Let's just hope it's all over by summertime, but for now the Beastie Boys are even too big for their own britches. Their show was originally booked for the 2,000-seat Arena Theater, but it has exploded into The Summit, where their show begins at 7:30 p.m. Friday.

Fishbone begins the show.

Tickets are $15.50 and are available at Rainbow Ticketmaster and Ticketron outlets. For ticket charges, call 526-1709.

Houston Chronicle, February 21, 1987
By Mary Racine:

I just wrote a little rap song. It starts like this:

Beastie Boys, Beastie Boys
Beastie Boys make a lot of noise
They think they cool,
They think they bad,
And they can fake a talent
That they never had.

I don't have an ending yet, because the jury's still out on how long rap, the rhythmic, rhyming street lingo of New York City, will last. For now, though, the Beastie Boys trio is riding it for all it's worth. The Beasts of the East, formerly a punk-rock group, are heavy on the charts with a debut LP, Licensed To Ill, and they cashed it in at The Summit Friday before a crowd of about 9,500. That's a great crowd, considering the show was originally scheduled for the 2,000-seat Arena Theater. An avalanche of ticket sales precipitated the switch.

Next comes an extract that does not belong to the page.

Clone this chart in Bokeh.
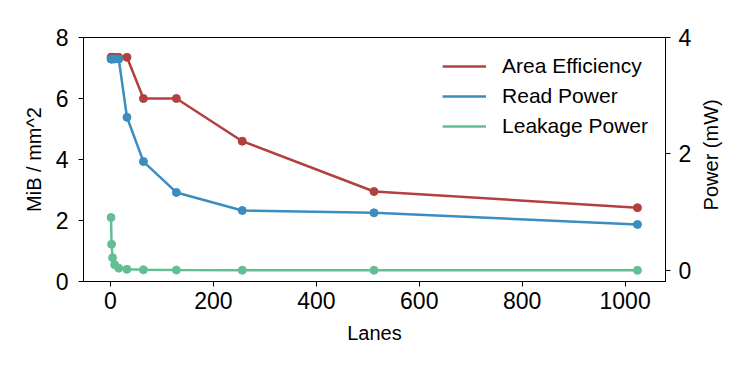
import math
from bokeh.plotting import figure
from bokeh.layouts import row
from bokeh.models import Range1d, LinearAxis, FixedTicker, Legend, LegendItem, ColumnDataSource
from bokeh.core.properties import value
from bokeh.embed import file_html
from bokeh.resources import INLINE

lanes = [1, 2, 4, 8, 16, 32, 64, 128, 256, 512, 1024]
area_eff = [7.35, 7.35, 7.35, 7.35, 7.35, 7.35, 6.0, 6.0, 4.6, 2.95, 2.42]
read_power = [3.63, 3.63, 3.63, 3.63, 3.63, 2.63, 1.87, 1.34, 1.03, 0.99, 0.79]
leak_power = [0.91, 0.45, 0.22, 0.10, 0.04, 0.02, 0.012, 0.008, 0.005, 0.004, 0.003]

left_ticks = [0, 2, 4, 6, 8]
right_ticks = [0, 2, 4]
x_ticks = [0, 200, 400, 600, 800, 1000]

RED = "#b2403f"
BLUE = "#3b8dbf"
GREEN = "#62bf94"
FONT = "Liberation Sans"

src = ColumnDataSource(dict(x=lanes, area=area_eff, read=read_power, leak=leak_power))

p = figure(frame_width=582, frame_height=244, output_backend="svg", toolbar_location=None,
           x_range=Range1d(-52.5, 1078.5), y_range=Range1d(0, 8),
           min_border_left=83, min_border_top=37, min_border_right=30, min_border_bottom=85)
p.extra_y_ranges = {"power": Range1d(-0.189, 4.0)}

p.xgrid.visible = False
p.ygrid.visible = False
p.outline_line_color = "black"
p.outline_line_width = 1
p.outline_line_alpha = 1

def style_axis(ax, ticks):
    ax.ticker = FixedTicker(ticks=ticks)
    ax.major_label_text_font = FONT
    ax.major_label_text_font_size = "23px"
    ax.major_label_text_color = "black"
    ax.axis_label_text_font = FONT
    ax.axis_label_text_font_size = "20px"
    ax.axis_label_text_font_style = "normal"
    ax.axis_label_text_color = "black"
    ax.major_tick_in = 0
    ax.major_tick_out = 5
    ax.minor_tick_in = 0
    ax.minor_tick_out = 0
    ax.axis_line_color = "black"
    ax.major_tick_line_color = "black"

style_axis(p.xaxis[0], x_ticks)
p.xaxis[0].axis_label = "Lanes"
p.xaxis[0].major_label_standoff = 5
p.xaxis[0].axis_label_standoff = 10

style_axis(p.yaxis[0], left_ticks)
p.yaxis[0].axis_label = "MiB / mm^2"
p.yaxis[0].major_label_standoff = 10
p.yaxis[0].axis_label_standoff = 8

rax = LinearAxis(y_range_name="power")
style_axis(rax, right_ticks)
rax.major_label_standoff = 8
p.add_layout(rax, "right")

r1 = p.line("x", "area", source=src, line_color=RED, line_width=2.5)
p.scatter("x", "area", source=src, size=8, fill_color=RED, line_color=RED)
r2 = p.line("x", "read", source=src, line_color=BLUE, line_width=2.5, y_range_name="power")
p.scatter("x", "read", source=src, size=8, fill_color=BLUE, line_color=BLUE, y_range_name="power")
r3 = p.line("x", "leak", source=src, line_color=GREEN, line_width=2.5, y_range_name="power")
p.scatter("x", "leak", source=src, size=8, fill_color=GREEN, line_color=GREEN, y_range_name="power")

legend = Legend(items=[LegendItem(label="Area Efficiency", renderers=[r1]),
                       LegendItem(label="Read Power", renderers=[r2]),
                       LegendItem(label="Leakage Power", renderers=[r3])],
                location="top_right")
legend.border_line_alpha = 0
legend.background_fill_alpha = 0
legend.label_text_font = FONT
legend.label_text_font_size = "21px"
legend.label_text_color = "black"
legend.glyph_width = 44
legend.glyph_height = 20
legend.label_height = 20
legend.label_standoff = 16
legend.spacing = 6
legend.padding = 5
legend.margin = 12
p.add_layout(legend)

# narrow strip on the right holding the right-axis title (reads bottom-to-top)
p2 = figure(width=40, height=366, output_backend="svg", toolbar_location=None,
            x_range=Range1d(0, 40), y_range=Range1d(0, 366),
            min_border_left=0, min_border_right=0, min_border_top=0, min_border_bottom=0)
p2.xaxis.visible = False
p2.yaxis.visible = False
p2.xgrid.visible = False
p2.ygrid.visible = False
p2.outline_line_color = None
p2.text(x=[15], y=[190], text=["Power (mW)"], angle=math.pi / 2,
        text_align="center", text_baseline="middle",
        text_font=value(FONT), text_font_size="20px", text_color="black")

layout = row(p, p2, spacing=0)
open("out.html", "w").write(file_html(layout, INLINE))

If rap, which borrows elements of reggae, funk and more recently rock, is legit, then it's a rather bogus stage show. All instrumentation at The Summit was provided by pre-recorded tape loops, while the Beasties just mucked around the stage yelling their syncopated rhymes. But for pure avant-garde pop radicalism, check out Fishbone, the middle of the night's three acts. Touring on "In Your Face," this LA sextet combines dissonance, funky harmonizing and whip-crack beats to create some of the most progressive black pop since the days of George Clinton and his Parliament/Funkadelic projects.

But this is pop, after all, and just when Fishbone threatened to go "way out there" in the land of the hip, they grounded themselves with stupid sexual innuendos and listen-to-me egomania. And so another journey was cut short.

Then the Beastie Boys intro went down and a buxom, scantily clad woman appeared, gyrating inside a go-go cage. I don't know about you, but I wouldn't want a woman undressing behind me when I tried to perform. But the Beastie Boys had little else, cussing and yelping and spitting and spraying Budweiser through "Fight For Your Right (To Party)," "Paul Revere" and other chants.

But if you can fake it, take it. For me, it's a lot of noise about nothing. This was bad, but not as they intended.